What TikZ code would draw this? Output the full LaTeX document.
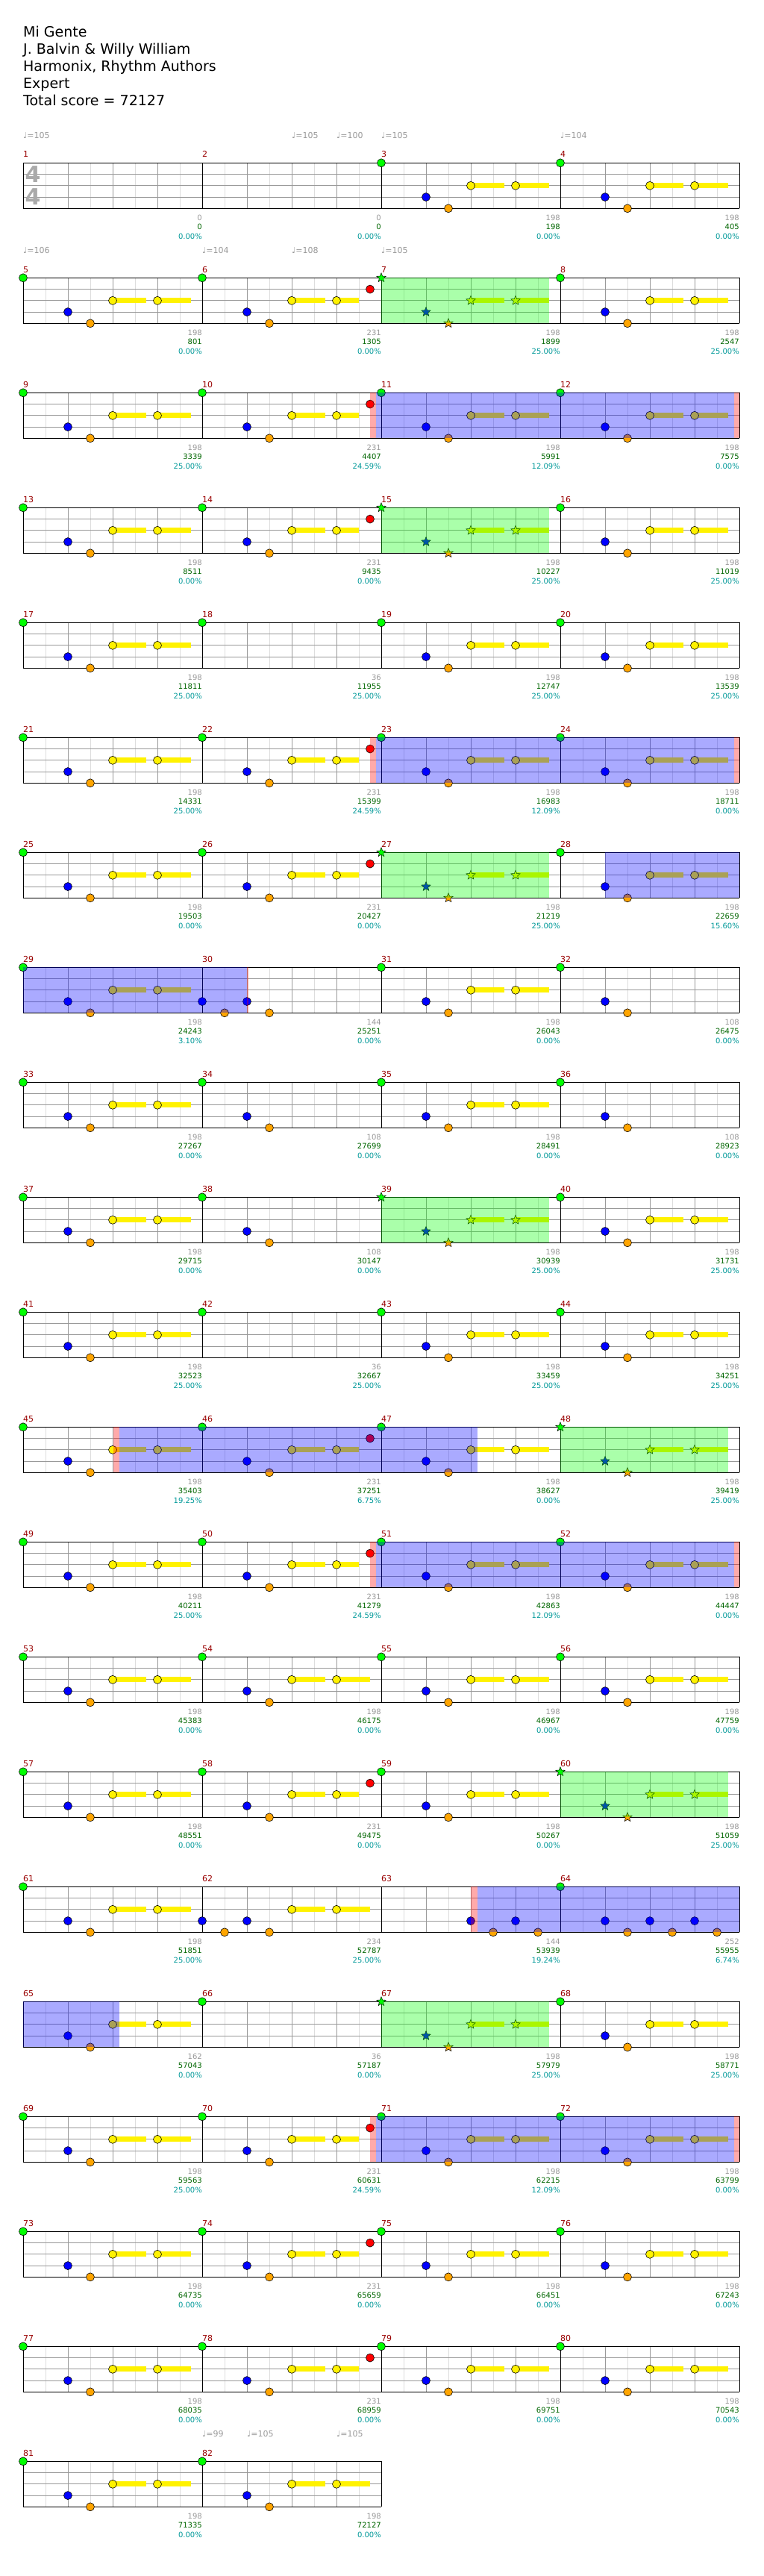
\documentclass[tikz,border=0pt]{standalone}
\usepackage{fontspec}
\setmainfont{DejaVu Sans}
\usetikzlibrary{shapes.geometric}
\definecolor{mnum}{HTML}{990000}
\definecolor{tgray}{HTML}{999999}
\definecolor{sgray}{HTML}{999999}
\definecolor{sgreen}{HTML}{006600}
\definecolor{steal}{HTML}{009999}
\definecolor{lgray}{HTML}{DDDDDD}
\definecolor{mgray}{HTML}{999999}
\definecolor{ngreen}{HTML}{00FF00}
\definecolor{norange}{HTML}{FFA500}
\definecolor{sigray}{HTML}{AAAAAA}
\newcommand\fsz[1]{\fontsize{#1}{#1}\selectfont}
\newcommand\setm[1]{%
 \pgfmathtruncatemacro\mR{int((#1-1)/4)}%
 \pgfmathtruncatemacro\mC{#1-1-4*\mR}%
 \pgfmathsetmacro\mX{31+240*\mC}%
 \pgfmathsetmacro\mT{218.3+154*\mR}}
\newcommand\dnote[3]{\filldraw[fill=#3,draw=black,line width=0.6pt] ({\mX+60*(#1-1)},{\mT+15.25*#2}) circle[radius=5.5pt];}
\newcommand\ytail[2]{\fill[yellow] ({\mX+60*(#1-1)},{\mT+30.5-3.4}) rectangle ({\mX+60*(#2-1)},{\mT+30.5+3.4});}
\newcommand\snote[3]{\node[starnote,fill=#3] at ({\mX+60*(#1-1)},{\mT+15.25*#2}) {};}
\newcommand\pate{}
\newcommand\patstd{\ytail{3}{3.75}\ytail{4}{4.75}\dnote{1}{0}{ngreen}\dnote{2}{3}{blue}\dnote{2.5}{4}{norange}\dnote{3}{2}{yellow}\dnote{4}{2}{yellow}}
\newcommand\patred{\ytail{3}{3.75}\ytail{4}{4.5}\dnote{1}{0}{ngreen}\dnote{2}{3}{blue}\dnote{2.5}{4}{norange}\dnote{3}{2}{yellow}\dnote{4}{2}{yellow}\dnote{4.75}{1}{red}}
\newcommand\patstar{\ytail{3}{3.75}\ytail{4}{4.75}\snote{1}{0}{ngreen}\snote{2}{3}{blue}\snote{2.5}{4}{norange}\snote{3}{2}{yellow}\snote{4}{2}{yellow}}
\newcommand\patshort{\dnote{1}{0}{ngreen}\dnote{2}{3}{blue}\dnote{2.5}{4}{norange}}
\newcommand\patg{\dnote{1}{0}{ngreen}}
\newcommand\patA{\dnote{1}{3}{blue}\dnote{1.5}{4}{norange}\dnote{2}{3}{blue}\dnote{2.5}{4}{norange}}
\newcommand\patB{\ytail{3}{3.75}\ytail{4}{4.75}\patA\dnote{3}{2}{yellow}\dnote{4}{2}{yellow}}
\newcommand\patC{\dnote{3}{3}{blue}\dnote{3.5}{4}{norange}\dnote{4}{3}{blue}\dnote{4.5}{4}{norange}}
\newcommand\patD{\dnote{1}{0}{ngreen}\dnote{2}{3}{blue}\dnote{2.5}{4}{norange}\patC}
\newcommand\patE{\ytail{3}{3.75}\ytail{4}{4.75}\dnote{2}{3}{blue}\dnote{2.5}{4}{norange}\dnote{3}{2}{yellow}\dnote{4}{2}{yellow}}
\tikzset{
 starnote/.style={star,star points=5,star point ratio=2.3,minimum size=13pt,inner sep=0pt,draw=black,line width=0.5pt},
 mnumst/.style={anchor=base west,text=mnum,font=\fsz{11},inner sep=0pt},
 tempost/.style={anchor=base west,text=tgray,font=\fsz{11},inner sep=0pt},
 sgst/.style={anchor=base east,text=sgray,font=\fsz{10},inner sep=0pt},
 sgrst/.style={anchor=base east,text=sgreen,font=\fsz{10},inner sep=0pt},
 stst/.style={anchor=base east,text=steal,font=\fsz{10},inner sep=0pt},
 titlest/.style={anchor=base west,text=black,font=\fsz{19},inner sep=0pt},
 sigst/.style={text=sigray,font=\fsz{30}\bfseries,inner sep=0pt},
 ovl/.style={fill opacity=0.333}
}
\begin{document}
\begin{tikzpicture}[x=1pt,y=-1pt]
\fill[white] (0,0) rectangle (1024,3452);
\useasboundingbox (0,0) rectangle (1024,3452);
% title
\foreach \t [count=\i from 0] in {Mi Gente,J. Balvin \& Willy William,{Harmonix, Rhythm Authors},Expert,Total score = 72127}
 \node[titlest] (title\i) at (31,{49.3+23*\i}) {\t};
% staff grid
\foreach \m in {1,...,82}{%
 \setm{\m}%
 \foreach \k in {30,90,150,210} \draw[lgray,line width=0.8pt] ({\mX+\k},\mT) -- ({\mX+\k},{\mT+61});
 \foreach \k in {60,120,180} \draw[mgray,line width=0.8pt] ({\mX+\k},\mT) -- ({\mX+\k},{\mT+61});
 \foreach \k in {15.25,30.5,45.75} \draw[mgray,line width=0.8pt] (\mX,{\mT+\k}) -- ({\mX+240},{\mT+\k});
 \draw[black,line width=0.8pt] (\mX,\mT) -- (\mX,{\mT+61}) ({\mX+240},\mT) -- ({\mX+240},{\mT+61});
 \draw[black,line width=1.2pt] (\mX,\mT) -- ({\mX+240},\mT) (\mX,{\mT+61}) -- ({\mX+240},{\mT+61});
}
% time signature
\node[sigst] (sig1) at (44,233.8) {4};
\node[sigst] (sig2) at (44,263.3) {4};
% notes and texts
\foreach \m/\typ/\g/\s/\p in {
1/e/0/0/0.00,2/e/0/0/0.00,3/std/198/198/0.00,4/std/198/405/0.00,
5/std/198/801/0.00,6/red/231/1305/0.00,7/star/198/1899/25.00,8/std/198/2547/25.00,
9/std/198/3339/25.00,10/red/231/4407/24.59,11/std/198/5991/12.09,12/std/198/7575/0.00,
13/std/198/8511/0.00,14/red/231/9435/0.00,15/star/198/10227/25.00,16/std/198/11019/25.00,
17/std/198/11811/25.00,18/g/36/11955/25.00,19/std/198/12747/25.00,20/std/198/13539/25.00,
21/std/198/14331/25.00,22/red/231/15399/24.59,23/std/198/16983/12.09,24/std/198/18711/0.00,
25/std/198/19503/0.00,26/red/231/20427/0.00,27/star/198/21219/25.00,28/std/198/22659/15.60,
29/std/198/24243/3.10,30/A/144/25251/0.00,31/std/198/26043/0.00,32/short/108/26475/0.00,
33/std/198/27267/0.00,34/short/108/27699/0.00,35/std/198/28491/0.00,36/short/108/28923/0.00,
37/std/198/29715/0.00,38/short/108/30147/0.00,39/star/198/30939/25.00,40/std/198/31731/25.00,
41/std/198/32523/25.00,42/g/36/32667/25.00,43/std/198/33459/25.00,44/std/198/34251/25.00,
45/std/198/35403/19.25,46/red/231/37251/6.75,47/std/198/38627/0.00,48/star/198/39419/25.00,
49/std/198/40211/25.00,50/red/231/41279/24.59,51/std/198/42863/12.09,52/std/198/44447/0.00,
53/std/198/45383/0.00,54/std/198/46175/0.00,55/std/198/46967/0.00,56/std/198/47759/0.00,
57/std/198/48551/0.00,58/red/231/49475/0.00,59/std/198/50267/0.00,60/star/198/51059/25.00,
61/std/198/51851/25.00,62/B/234/52787/25.00,63/C/144/53939/19.24,64/D/252/55955/6.74,
65/E/162/57043/0.00,66/g/36/57187/0.00,67/star/198/57979/25.00,68/std/198/58771/25.00,
69/std/198/59563/25.00,70/red/231/60631/24.59,71/std/198/62215/12.09,72/std/198/63799/0.00,
73/std/198/64735/0.00,74/red/231/65659/0.00,75/std/198/66451/0.00,76/std/198/67243/0.00,
77/std/198/68035/0.00,78/red/231/68959/0.00,79/std/198/69751/0.00,80/std/198/70543/0.00,
81/std/198/71335/0.00,82/std/198/72127/0.00}{%
 \setm{\m}%
 \csname pat\typ\endcsname
 \node[mnumst] (mn\m) at (\mX,{\mT-7.3}) {\m};
 \node[sgst] (sa\m) at ({\mX+240},{\mT+76.7}) {\g};
 \node[sgrst] (sb\m) at ({\mX+240},{\mT+89.4}) {\s};
 \node[stst] (sc\m) at ({\mX+240},{\mT+102}) {\p\%};
}
% overlays: green (overdrive) regions
\foreach \m in {7,15,27,39,48,60,67}{%
 \setm{\m}%
 \fill[ngreen,ovl] (\mX,\mT) rectangle ({\mX+225},{\mT+61});
}
% overlays: blue regions with red markers
\foreach \T in {526.3,988.3,2066.3,2836.3}{%
 \fill[red,ovl] (496,\T) rectangle (503.5,{\T+61});
 \fill[blue,ovl] (503.5,\T) rectangle (983.5,{\T+61});
 \fill[red,ovl] (983.5,\T) rectangle (991,{\T+61});
}
\fill[blue,ovl] (811,1142.3) rectangle (991,1203.3);
\fill[blue,ovl] (31,1296.3) rectangle (331,1357.3);
\fill[red,ovl] (331,1296.3) rectangle (332.5,1357.3);
\fill[red,ovl] (151.5,1912.3) rectangle (159.5,1973.3);
\fill[blue,ovl] (159.5,1912.3) rectangle (639.5,1973.3);
\fill[red,ovl] (631,2528.3) rectangle (639.5,2589.3);
\fill[blue,ovl] (639.5,2528.3) rectangle (991,2589.3);
\fill[blue,ovl] (31,2682.3) rectangle (159.5,2743.3);
% tempo marks
\foreach \x/\T/\v [count=\i] in {31/218.3/105,391/218.3/105,451/218.3/100,511/218.3/105,751/218.3/104,
 31/372.3/106,271/372.3/104,391/372.3/108,511/372.3/105,
 271/3298.3/99,331/3298.3/105,451/3298.3/105}
 \node[tempost] (tempo\i) at (\x,{\T-33}) {♩=\v};
\end{tikzpicture}
\end{document}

--------------------------------------------------

### WHAT NEEDS TO BE DONE
Your answer should be a single number: the count of lines in the data that include the word "draw".

### FINAL RESULT
8